Défaillances d’entreprises : se dirige-t-on vers une année record ?

Défaillances d’entreprises : se dirige-t-on vers une année record ?

C’est une dynamique inquiétante pour les entreprises françaises. Au premier semestre, 33 493 d’entre elles sont entrées en défaillance, d’après les données publiées ce mercredi 3 juillet par les administrateurs et les mandataires judiciaires. Soit une augmentation de 18 % par rapport à la même période en 2023. Un nombre supérieur à celui de la période avant-Covid… Et qui pourrait encore empirer. Dans un post LinkedIn repris par Les Echos, Patrick Senicourt, président de Nota-PME, anticipe un total de 70 000 défaillances pour l’année 2024.

Un ordre de grandeur confirmé par Thierry Million, le directeur des études à Altares Dun & Bradstreet, qui table, lui, sur 64 000 défaillances (sauvegardes comprises) d’ici la fin de l’année, selon NetPME, un site de services dédiés aux TPE-PME. Il mise cependant sur une “lente amélioration qui se dessine” avec le ralentissement de l’inflation.
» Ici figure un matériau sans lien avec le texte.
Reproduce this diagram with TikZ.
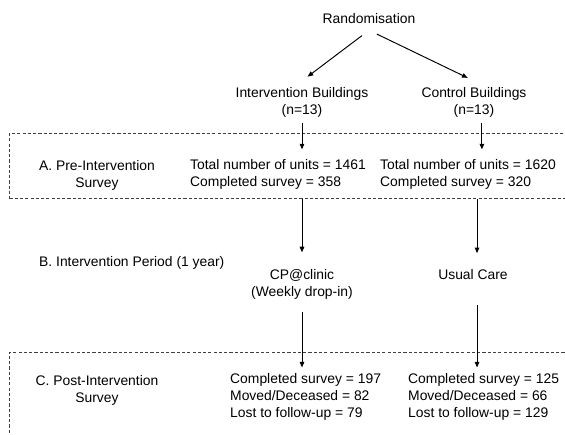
\documentclass[tikz,border=0pt]{standalone}
\usepackage{fontspec}
\setmainfont{Liberation Sans}
\usepackage{xcolor}
\usetikzlibrary{arrows.meta, positioning, calc}

\begin{document}
\begin{tikzpicture}[
    x=0.02cm, y=-0.02cm,
    txt/.style={align=center, font=\fontsize{7.9}{9.6}\selectfont},
    col/.style={align=left, anchor=west, font=\fontsize{7.9}{9.6}\selectfont},
    phase/.style={rectangle, draw=black!75, dash pattern=on 1.8pt off 1.2pt, line width=0.5pt, minimum width=323.7pt, anchor=north west, inner sep=0pt},
    arrow/.style={-{Triangle[length=3.2pt, width=2.6pt]}, line width=0.55pt}
]
\useasboundingbox (0,0) rectangle (565,435);

% Phase boxes
\node[phase, minimum height=36.85pt] (boxA) at (9,133) {};
\node[phase, minimum height=55.6pt] (boxC) at (9,352) {};

% Randomisation
\node[txt] (rand) at (369,19) {Randomisation};

% Arms
\node[txt] (intb) at (302,102) {Intervention Buildings\\(n=13)};
\node[txt] (ctrl) at (474,102) {Control Buildings\\(n=13)};

% A. Pre-intervention survey
\node[txt] (preL) at (97,175) {A. Pre-Intervention\\Survey};
\node[col] (preI) at (184,174) {Total number of units = 1461\\Completed survey = 358};
\node[col] (preC) at (374,174) {Total number of units = 1620\\Completed survey = 320};

% B. Intervention period
\node[col] (perB) at (33,263) {B. Intervention Period (1 year)};
\node[txt] (cpc) at (302,284) {CP@clinic\\(Weekly drop-in)};
\node[txt] (usual) at (473,275) {Usual Care};

% C. Post-intervention survey
\node[txt] (postL) at (97,390) {C. Post-Intervention\\Survey};
\node[col] (postI) at (224,397) {Completed survey = 197\\Moved/Deceased = 82\\Lost to follow-up = 79};
\node[col] (postC) at (402,397) {Completed survey = 125\\Moved/Deceased = 66\\Lost to follow-up = 129};

% Arrows
\draw[arrow, shorten <=5pt, shorten >=4pt] (rand.south) -- (intb.north);
\draw[arrow, shorten <=5pt, shorten >=4pt] (rand.south) -- (ctrl.north);
\draw[arrow, shorten >=2pt] (intb.south) -- (intb.south |- preI.north);
\draw[arrow, shorten >=2pt] ([xshift=4.5pt]ctrl.south) -- ([xshift=4.5pt]ctrl.south |- preC.north);
\draw[arrow, shorten >=6pt] (boxA.south -| cpc.north) -- (cpc.north);
\draw[arrow, shorten >=6pt] ([xshift=2.3pt]boxA.south -| usual.north) -- ([xshift=2.3pt]usual.north);
\draw[arrow, shorten <=4pt] (cpc.south) -- (cpc.south |- postI.north);
\draw[arrow] ([xshift=2.3pt]usual.south |- cpc.south) -- ([xshift=2.3pt]usual.south |- postC.north);

\end{tikzpicture}
\end{document}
Cette note d’optimisme n’est en revanche pas partagée par l’institut Rexecode. Dans un panorama publié fin juin, il projette que “la hausse va au-delà d’un processus de rattrapage après la mise en sommeil des entreprises après le Covid.”

Pour le premier semestre 2024, environ 102 000 emplois se retrouvent ainsi menacés, selon les chiffres communiqués par le Conseil national des administrateurs judiciaires et des mandataires judiciaires (CNAJMJ) et l’Observatoire des données économiques (ODE). Ces derniers insistent notamment sur le récent redressement judiciaire de Milee, une société de communication qui emploie une dizaine de milliers de personnes.

Dans une note publiée sur le site de BNP Paribas en juin dernier, l’économiste Stéphane Colliac attribue cette tendance à plusieurs facteurs. Il pointe des résultats bien en deçà de la moyenne sur les trois dernières années, rappelle également la responsabilité de la brutale augmentation des taux d’intérêt et la conjoncture actuelle de ralentissement de la croissance.

Trois secteurs particulièrement touchés

“Le dynamisme persistant des créations d’entreprises est un autre élément qui distingue la période actuelle des précédentes […]. Un dynamisme à l’opposé des baisses observées lors des épisodes précédents de remontée des défaillances”, relativise néanmoins l’économiste, bien que conscient que cette dynamique ne concerne pas les secteurs de la construction et des agences immobilières.

Le rapport de la CNAJMJ et de l’ODE met aussi en évidence les secteurs où l’augmentation des défaillances est la plus importante : les activités immobilières – avec un taux d’augmentation de défaillances évalué à 72 % au premier semestre de 2024 par rapport à la période avant-Covid -, les activités financières et d’assurance, et l’information communication.

Denis Ferrand, président de l’institut Rexecode, met en lumière le rôle des remboursements des prêts garantis par l’Etat (PGE) comme cause majeure des défaillances des entreprises. “Les entreprises qui tombent sont celles qui sont plus endettées que la moyenne”, déclare-t-il dans Les Echos.

Plus de 680 000 PGE ont été contractés pendant la crise, représentant un montant de 144 milliards d’euros. A la fin novembre, 52 % avaient été remboursés, selon Le Monde. Rééchelonner le remboursement pourrait être une solution, tant la pression est importante. Bercy s’était déjà résolu à une telle mesure en début d’année, remettant à 2026 la date limite de remboursement.